Russian Thinktank Head: Russia and China Must Get the U.S. On Board for the Needed New Financial Order

Aug. 23, 2016 (EIRNS)—"Russia and China should work together within the G20 framework to secure a new international financial order," and, hard though it may be, we must get United States to come along, too, Andrey Kortunov, Director General of the Russian International Affairs Council (RIAC), told Xinhua today.

Kortunov does not speak as a thinktanker commenting from the sidelines. Xinhua describes the RIAC as "a Moscow-based foreign policy think tank close to the Russian Foreign Ministry." Indeed, Foreign Minister Sergey Lavrov chairs the Board of Trustees of this "academic and diplomatic think tank" established in 2010 pursuant to a presidential decree, to "operate as a link between the state, scholarly community, business, and civil society in an effort to find foreign policy solutions to complex conflict issues," according to RIAC’s own account.

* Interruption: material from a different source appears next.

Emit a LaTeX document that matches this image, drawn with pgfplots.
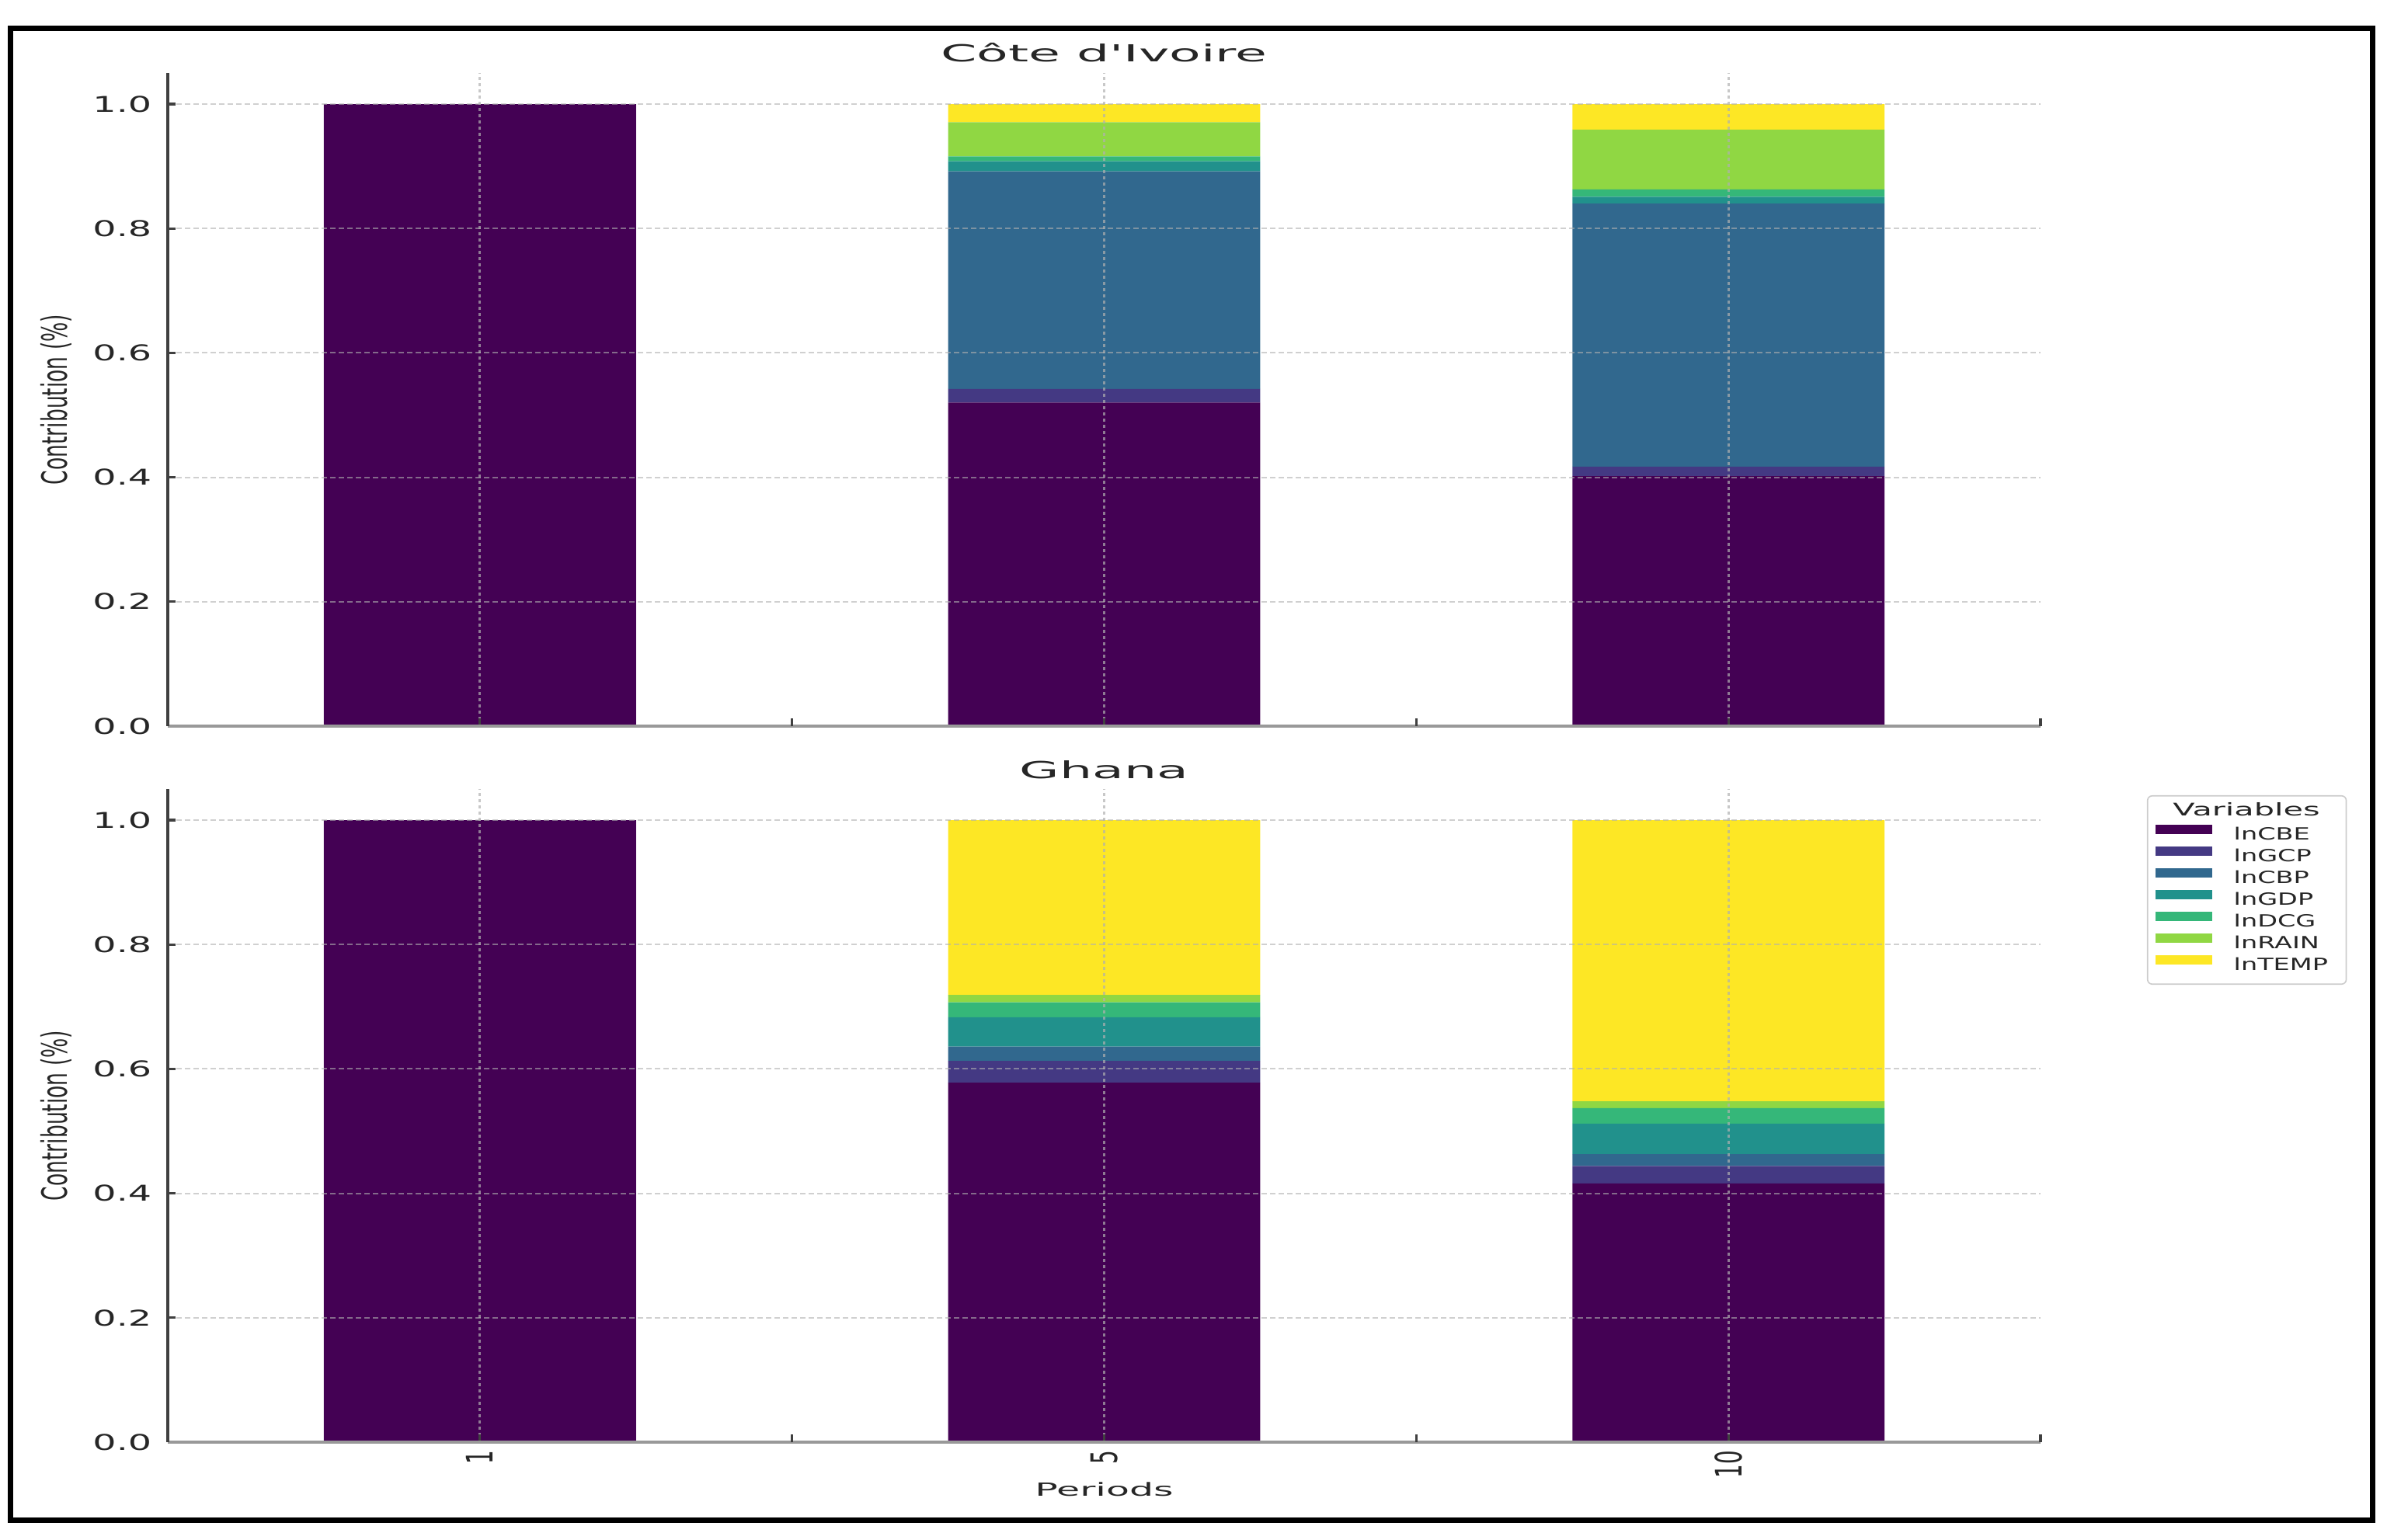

Kortunov told Xinhua that the international financial and economic system must be upgraded, because "the longer those reforms are postponed, the higher the risk of new crises and instability is in the world economy." Thus, the importance of China’s initiatives to create new financial and economic institutions, such as the AIIB, in which Russia will be an active participant, he said. Kortunov also noted that the G20 came into being in 1999 out of recognition of the need for "a more representative and more democratic mechanism, including China, India and other non-Western states."

Then the key section:

"‘If today Beijing and Moscow offer their concept of stability to the international community, it is not just empty words, but proposals based on many successful experiences,’ he said.

"The Russian expert said Moscow and Beijing have to work with Washington as with ‘a complex, and sometimes unpredictable partner,’ without which it would be impossible to address many international issues.

"In his opinion, after unsuccessful attempts to build a unipolar world, the United States is now forced to revise its ambitions, though reluctant to abandon its claims to global leadership.

"As a result, he said, the United States has displayed inconsistency and a gap between rhetoric and practice in foreign policies.

"‘Both China and Russia should consistently seek common ground with Washington, and avoid crises without making concessions on matters of principle,’ Kortunov suggested."